浅析Linux内核调度

1.调度器的概述

多任务操作系统分为非抢占式多任务和抢占式多任务。与大多数现代操作系统一样，Linux采用的是抢占式多任务模式。这表示对CPU的占用时间由操作系统决定的，具体为操作系统中的调度器。调度器决定了什么时候停止一个进程以便让其他进程有机会运行，同时挑选出一个其他的进程开始运行。

2.调度策略

在Linux上调度策略决定了调度器是如何选择一个新进程的时间。调度策略与进程的类型有关，内核现有的调度策略如下：

#define SCHED_NORMAL		0

#define SCHED_FIFO		1

#define SCHED_RR		2

#define SCHED_BATCH		3

/* SCHED_ISO: reserved but not implemented yet */

#define SCHED_IDLE		5

0: 默认的调度策略，针对的是普通进程。

1：针对实时进程的先进先出调度。适合对时间性要求比较高但每次运行时间比较短的进程。

2：针对的是实时进程的时间片轮转调度。适合每次运行时间比较长得进程。

3：针对批处理进程的调度，适合那些非交互性且对cpu使用密集的进程。

SCHED_ISO：是内核的一个预留字段，目前还没有使用

5：适用于优先级较低的后台进程。

注：每个进程的调度策略保存在进程描述符task_struct中的policy字段

3.调度器中的机制

内核引入调度类（struct sched_class）说明了调度器应该具有哪些功能。内核中每种调度策略都有该调度类的一个实例。（比如：基于公平调度类为：fair_sched_class，基于实时进程的调度类实例为：rt_sched_class），该实例也是针对每种调度策略的具体实现。调度类封装了不同调度策略的具体实现，屏蔽了各种调度策略的细节实现。

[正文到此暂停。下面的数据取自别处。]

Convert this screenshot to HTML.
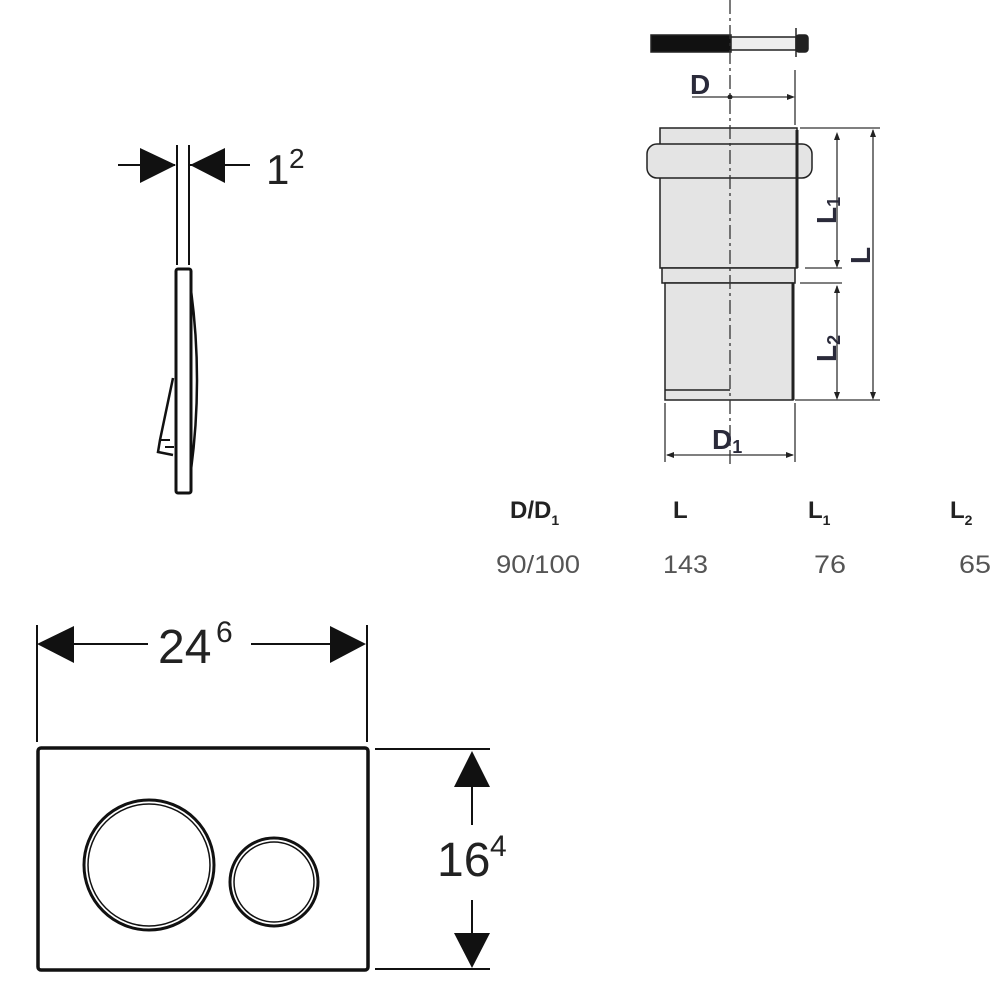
<!DOCTYPE html>
<html><head><meta charset="utf-8"><style>
html,body{margin:0;padding:0;background:#fff}
svg{display:block}
text{font-family:"Liberation Sans",sans-serif}
</style></head><body>
<svg width="1000" height="1000" viewBox="0 0 1000 1000" xmlns="http://www.w3.org/2000/svg">
<!-- side profile -->
<g stroke="#111" fill="none" stroke-width="2">
<line x1="118" y1="165" x2="175" y2="165"/>
<line x1="190" y1="165" x2="250" y2="165"/>
<line x1="177" y1="145" x2="177" y2="265"/>
<line x1="189" y1="145" x2="189" y2="265"/>
<rect x="176" y="269" width="15" height="224" rx="2" stroke-width="3"/>
<path d="M191 290 Q203 380 191 470" stroke-width="2.5"/>
<path d="M173 378 L160 440 L158 452 L173 455" stroke-width="2.5"/>
<path d="M160 440 L170 440 M165 447 L174 447"/>
</g>
<polygon points="176,165 140,148 140,183" fill="#111"/>
<polygon points="190,165 225,148 225,183" fill="#111"/>
<text x="266" y="184" font-size="42" fill="#222">1</text>
<text x="289" y="168" font-size="28" fill="#222">2</text>

<!-- pipe -->
<g stroke="#222" stroke-width="1.5">
<rect x="651" y="35" width="80" height="17" fill="#111"/>
<rect x="731" y="37" width="66" height="13" fill="#eee"/>
<rect x="796" y="35" width="12" height="17" rx="3" fill="#222"/>
<line x1="796" y1="28" x2="796" y2="57"/>
<rect x="660" y="128" width="137" height="140" fill="#e4e4e4"/>
<rect x="647" y="144" width="165" height="34" rx="10" fill="#e4e4e4"/>
<rect x="662" y="268" width="133" height="15" fill="#e4e4e4"/>
<rect x="665" y="283" width="128" height="117" fill="#e4e4e4"/>
<line x1="665" y1="390" x2="730" y2="390"/>
<line x1="797" y1="130" x2="797" y2="268" stroke-width="3"/>
<line x1="793" y1="283" x2="793" y2="400" stroke-width="3"/>
</g>
<g stroke="#333" stroke-width="1.3" fill="none">
<line x1="730" y1="0" x2="730" y2="465" stroke-dasharray="14,4,3,4"/>
<line x1="692" y1="97" x2="792" y2="97"/>
<line x1="795" y1="70" x2="795" y2="125"/>
<line x1="800" y1="128" x2="880" y2="128"/>
<line x1="805" y1="268" x2="842" y2="268"/>
<line x1="800" y1="283" x2="842" y2="283"/>
<line x1="795" y1="400" x2="880" y2="400"/>
<line x1="837" y1="135" x2="837" y2="266"/>
<line x1="837" y1="286" x2="837" y2="398"/>
<line x1="873" y1="130" x2="873" y2="398"/>
<line x1="665" y1="403" x2="665" y2="462"/>
<line x1="795" y1="403" x2="795" y2="462"/>
<line x1="667" y1="455" x2="793" y2="455"/>
</g>
<circle cx="730" cy="97" r="2.5" fill="#222"/>
<g fill="#222">
<polygon points="795,97 787,94 787,100"/>
<polygon points="837,132 834,140 840,140"/><polygon points="837,268 834,260 840,260"/>
<polygon points="837,285 834,293 840,293"/><polygon points="837,400 834,392 840,392"/>
<polygon points="873,129 870,137 876,137"/><polygon points="873,400 870,392 876,392"/>
<polygon points="666,455 674,452 674,458"/><polygon points="794,455 786,452 786,458"/>
</g>
<g fill="#2a2a3a" font-size="28" font-weight="bold">
<text x="690" y="94">D</text>
<text x="712" y="449">D<tspan font-size="18" dy="4">1</tspan></text>
<text transform="translate(836,224) rotate(-90)">L<tspan font-size="18" dy="4">1</tspan></text>
<text transform="translate(870,264) rotate(-90)">L</text>
<text transform="translate(836,362) rotate(-90)">L<tspan font-size="18" dy="4">2</tspan></text>
</g>

<!-- table -->
<g font-size="24" font-weight="bold" fill="#222">
<text x="510" y="518">D/D<tspan font-size="14" dy="7">1</tspan></text>
<text x="673" y="518">L</text>
<text x="808" y="518">L<tspan font-size="14" dy="7">1</tspan></text>
<text x="950" y="518">L<tspan font-size="14" dy="7">2</tspan></text>
</g>
<g font-size="25" fill="#555">
<text x="496" y="573" textLength="84" lengthAdjust="spacingAndGlyphs">90/100</text>
<text x="663" y="573" textLength="45" lengthAdjust="spacingAndGlyphs">143</text>
<text x="814" y="573" textLength="32" lengthAdjust="spacingAndGlyphs">76</text>
<text x="959" y="573" textLength="32" lengthAdjust="spacingAndGlyphs">65</text>
</g>

<!-- front view -->
<g stroke="#111" stroke-width="2" fill="none">
<line x1="37" y1="625" x2="37" y2="742"/>
<line x1="367" y1="625" x2="367" y2="742"/>
<line x1="73" y1="644" x2="148" y2="644"/>
<line x1="251" y1="644" x2="330" y2="644"/>
<rect x="38" y="748" width="330" height="222" rx="3" stroke-width="3.5"/>
<circle cx="149" cy="865" r="65" stroke-width="3"/>
<circle cx="149" cy="865" r="61" stroke-width="1.5"/>
<circle cx="274" cy="882" r="44" stroke-width="3"/>
<circle cx="274" cy="882" r="40" stroke-width="1.5"/>
<line x1="375" y1="749" x2="490" y2="749"/>
<line x1="375" y1="969" x2="490" y2="969"/>
<line x1="472" y1="785" x2="472" y2="825"/>
<line x1="472" y1="900" x2="472" y2="935"/>
</g>
<polygon points="37,644 74,626 74,663" fill="#111"/>
<polygon points="366,644 330,626 330,663" fill="#111"/>
<polygon points="472,751 454,787 490,787" fill="#111"/>
<polygon points="472,968 454,933 490,933" fill="#111"/>
<text x="158" y="663" font-size="48" fill="#222">24</text>
<text x="216" y="642" font-size="30" fill="#222">6</text>
<text x="437" y="876" font-size="48" fill="#222">16</text>
<text x="490" y="856" font-size="30" fill="#222">4</text>
</svg>
</body></html>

调度器核心函数schedule()只需要调用调度类中的接口，完成进程的调度，完全不需要考虑调度策略的具体实现。调度类连接了调度函数和具体的调度策略。

武特师兄关于sche_class和sche_entity的解释，一语中的。

调度类就是代表的各种调度策略，调度实体就是调度单位，这个实体通常是一个进程，但是自从引入了cgroup后，这个调度实体可能就不是一个进程了，而是一个组

4.schedule()函数

linux 支持两种类型的进程调度，实时进程和普通进程。实时进程采用SCHED_FIFO 和SCHED_RR调度策略，普通进程采用SCHED_NORMAL策略。

preempt_disable()：禁止内核抢占

cpu_rq（）：获取当前cpu对应的就绪队列。

prev = rq->curr;获取当前进程的描述符prev

switch_count = &prev->nivcsw;获取当前进程的切换次数。

update_rq_clock() ：更新就绪队列上的时钟

clear_tsk_need_resched()清楚当前进程prev的重新调度标志。

deactive_task():将当前进程从就绪队列中删除。

put_prev_task() :将当前进程重新放入就绪队列

pick_next_task():在就绪队列中挑选下一个将被执行的进程。

context_switch():进行prev和next两个进程的切换。具体的切换代码与体系架构有关，在switch_to()中通过一段汇编代码实现。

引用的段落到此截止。